Is violence against women now an accepted norm?

“A man with the help of his grandfather axed to death his mother, sister and their lover in Kot Mangu, some 50kms from [Gujrat], on Thursday evening … with repeated blows of axes.”  (Dawn, 22nd October 2004) The murder of Saima Sarwar, daughter of a prominent industrialist in the North-West Frontier Province, in her lawyer’s Lahore office “passed like a swift wind, leaving the perpetrators untouched and guiltless of a grisly crime.  A precedent had been set by the state, judiciary and civil society that ‘honour killings’ would continue to remain above the law, human rights and religion.”  (Newsline, June 2003, p 83) Saima’s family felt her disobedience in seeking to divorce her abusive husband was a threat to their honour. 

Violence perpetrated against a woman in Pakistan begins from her birth where in some tribal areas it is received with greetings such as “‘Khuday day sharam parda o satee’ (May God preserve your honour), ‘Sart toray mashay’ (May you never lose your veil or purdah) and ‘Naik bukhta day shee’ (May she grow up to be pious).” (Newsline, June 2003, p78) The slapping of a woman is not considered to be an act of violence, and many women are themselves groomed to believe they deserve violence inflicted on them.

Domestic violence is largely hidden and deemed to be a private matter that does not belong in the courts. Many women do not understand that violence is a crime and are often subject to brutalisation not only by their husbands but also in-laws in the extended family. In a 1998 study on violence against women aimed at understanding the magnitude of violence against women and its dynamics “thirty percent of rural women and 17 percent of urban women, i.e. one fifth of the respondents, reported physical abuse by their husbands.” (Rashida Patel, Woman versus Man, p 115) The counter argument is often that Islam allows a husband to beat his wife.

Cases of women being burnt by stoves or acid are regularly reported in the press. Victims are left grotesquely disfigured with injuries covering more than 30 percent of their bodies and often as much as 60, 70 and 90 percent. “The nature of [stove burn] injuries, the position of the victim in the family (she is usually a daughter-in-law, or a daughter to be married), and the frequency with which these ‘accidents’ occur provide circumstantial evidence of a grim pattern; that these women are burnt not by accident, but are victims of deliberate murder.” (Madadgaar’s Press Release, 24 January 2002 ‘223 women died due to burn injuries during the year 2001)

Many victims of rape cannot find redress for their grievance through the judicial system.  In fact, the victim becomes the criminal under the Zina Ordinance. Failure to produce 4 male witnesses to the criminal act of rape the woman finds herself charge with adultery and imprisoned. Her admission of rape constitutes an admission of adultery. Women who seek the help of the law often find themselves victims of violence perpetrated by the custodians of the law. Reported cases of custodial rape have led the Government to issue a number of directives regarding the arrest of women, but practically little seems to have changed.

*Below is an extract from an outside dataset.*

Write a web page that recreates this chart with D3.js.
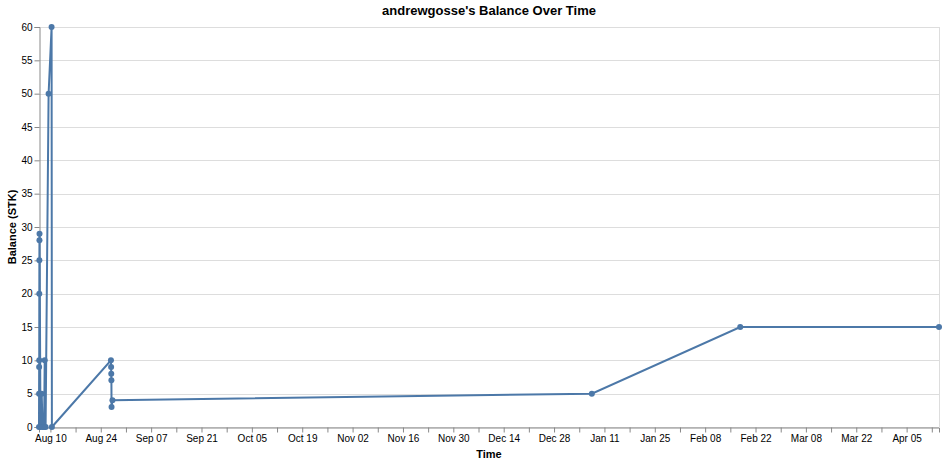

The eleven years between 1977 and 1988 are considered some of darkest for women in Pakistan’s history. Under the rule of General Zia-ul-Haq “women were systematically attacked through discriminatory legislation, an unsympathetic judiciary and a brutally prejudiced executive.” (Herald, January 2002, p 130 ‘In their own right’) The women’s movement in Pakistan rallied, agitating openly against the state-sponsored brutalisation of women under this regime. They took to the streets, vigorously opposing the legalisation of violence against women. The core issues that sparked the rebellion against General Zia and led to mass agitation remain very much the same today, however it appears the struggle for women’s rights has been diluted and lost its focus.

Violent acts being perpetrated against women in Pakistan have roots in cultural norms, extreme patriarchal formations in society, socio-economic strictures, religious ideologies, laws that allow such violence to be perpetuated, and a state that is hostage to fundamentalist philosophies and ideologies. Violence has been increasing, despite a growth in the number of women’s NGOs seeking to work at a grassroots level to instigate real change.